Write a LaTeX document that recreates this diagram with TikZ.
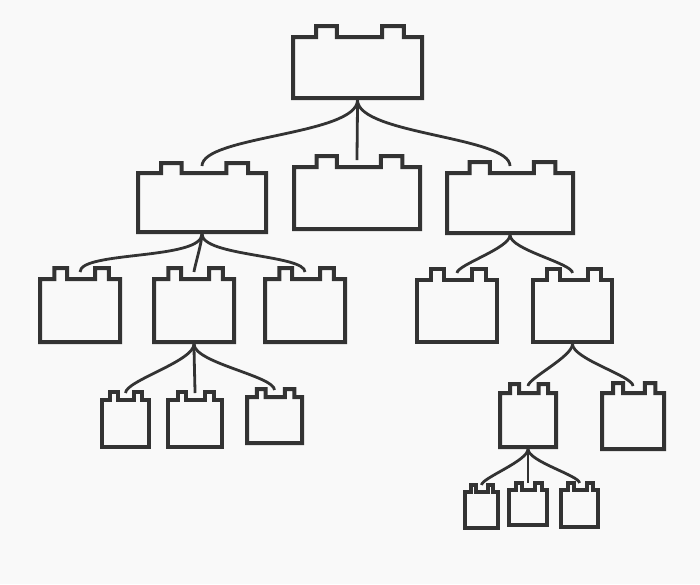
\documentclass[tikz,border=0pt]{standalone}
\usepackage{tikz}
\usetikzlibrary{calc}

\definecolor{inkgray}{RGB}{51,51,51}
\definecolor{paper}{RGB}{249,249,249}

\tikzset{
  brick/.style={inner sep=0pt, outer sep=0pt},
  brickline/.style={draw=inkgray, line width=2pt, line join=miter},
  branch/.style={draw=inkgray, line width=1.4pt, shorten <=1pt, shorten >=3.5pt},
}

% #1 name, #2 #3 top left, #4 #5 bottom right, #6 height of the studs
\newcommand{\brick}[6]{%
  \node[brick, minimum width={(#4-#2)*0.5pt}, minimum height={(#5-#3)*0.5pt}]
    (#1) at ({(#2+#4)/2},{(#3+#5)/2}) {};
  \draw[brickline] (#1.south west) -- (#1.north west)
    -- ($(#1.north west)!0.18!(#1.north east)$) -- ++(0,-#6)
    -- ($(#1.north west)!0.34!(#1.north east)+(0,-#6)$) -- ++(0,#6)
    -- ($(#1.north west)!0.69!(#1.north east)$) -- ++(0,-#6)
    -- ($(#1.north west)!0.86!(#1.north east)+(0,-#6)$) -- ++(0,#6)
    -- (#1.north east) -- (#1.south east) -- cycle;
}

\begin{document}
\begin{tikzpicture}[x=0.5pt, y=-0.5pt]
\fill[paper] (0,0) rectangle (700,584);

% root
\brick{root}{293}{37}{422}{98}{11}
% second row
\brick{left}{138}{173}{266}{232}{10}
\brick{mid}{294}{167}{420}{229}{11}
\brick{right}{447}{173}{573}{233}{11}
% third row
\brick{la}{40}{279}{120}{342}{11}
\brick{lb}{154}{279}{234}{342}{11}
\brick{lc}{265}{279}{345}{342}{11}
\brick{ra}{417}{280}{497}{342}{11}
\brick{rb}{533}{280}{612}{342}{11}
% fourth row
\brick{lba}{102}{400}{149}{447}{8}
\brick{lbb}{168}{400}{222}{447}{8}
\brick{lbc}{247}{397}{302}{443}{8}
\brick{rba}{500}{393}{556}{447}{9}
\brick{rbb}{602}{393}{664}{449}{10}
% fifth row
\brick{rbaa}{465}{492}{498}{528}{7}
\brick{rbab}{509}{490}{547}{525}{7}
\brick{rbac}{561}{490}{598}{527}{7}

% branches
\foreach \parent/\child in {root/left, root/mid, root/right,
    left/la, left/lb, left/lc, right/ra, right/rb,
    lb/lba, lb/lbb, lb/lbc, rb/rba, rb/rbb,
    rba/rbaa, rba/rbab, rba/rbac}
  \draw[branch] (\parent.south) to[out=-90, in=90, looseness=0.55] (\child.north);
\end{tikzpicture}
\end{document}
--------
Exercise details:
Repeat only the lines from the beginning of the material through the line containing "(0,0) rectangle (700,584);", both ends kept, leaving pictures out.

Finished task:
Write a LaTeX document that recreates this diagram with TikZ.
\documentclass[tikz,border=0pt]{standalone}
\usepackage{tikz}
\usetikzlibrary{calc}

\definecolor{inkgray}{RGB}{51,51,51}
\definecolor{paper}{RGB}{249,249,249}

\tikzset{
  brick/.style={inner sep=0pt, outer sep=0pt},
  brickline/.style={draw=inkgray, line width=2pt, line join=miter},
  branch/.style={draw=inkgray, line width=1.4pt, shorten <=1pt, shorten >=3.5pt},
}

% #1 name, #2 #3 top left, #4 #5 bottom right, #6 height of the studs
\newcommand{\brick}[6]{%
  \node[brick, minimum width={(#4-#2)*0.5pt}, minimum height={(#5-#3)*0.5pt}]
    (#1) at ({(#2+#4)/2},{(#3+#5)/2}) {};
  \draw[brickline] (#1.south west) -- (#1.north west)
    -- ($(#1.north west)!0.18!(#1.north east)$) -- ++(0,-#6)
    -- ($(#1.north west)!0.34!(#1.north east)+(0,-#6)$) -- ++(0,#6)
    -- ($(#1.north west)!0.69!(#1.north east)$) -- ++(0,-#6)
    -- ($(#1.north west)!0.86!(#1.north east)+(0,-#6)$) -- ++(0,#6)
    -- (#1.north east) -- (#1.south east) -- cycle;
}

\begin{document}
\begin{tikzpicture}[x=0.5pt, y=-0.5pt]
\fill[paper] (0,0) rectangle (700,584);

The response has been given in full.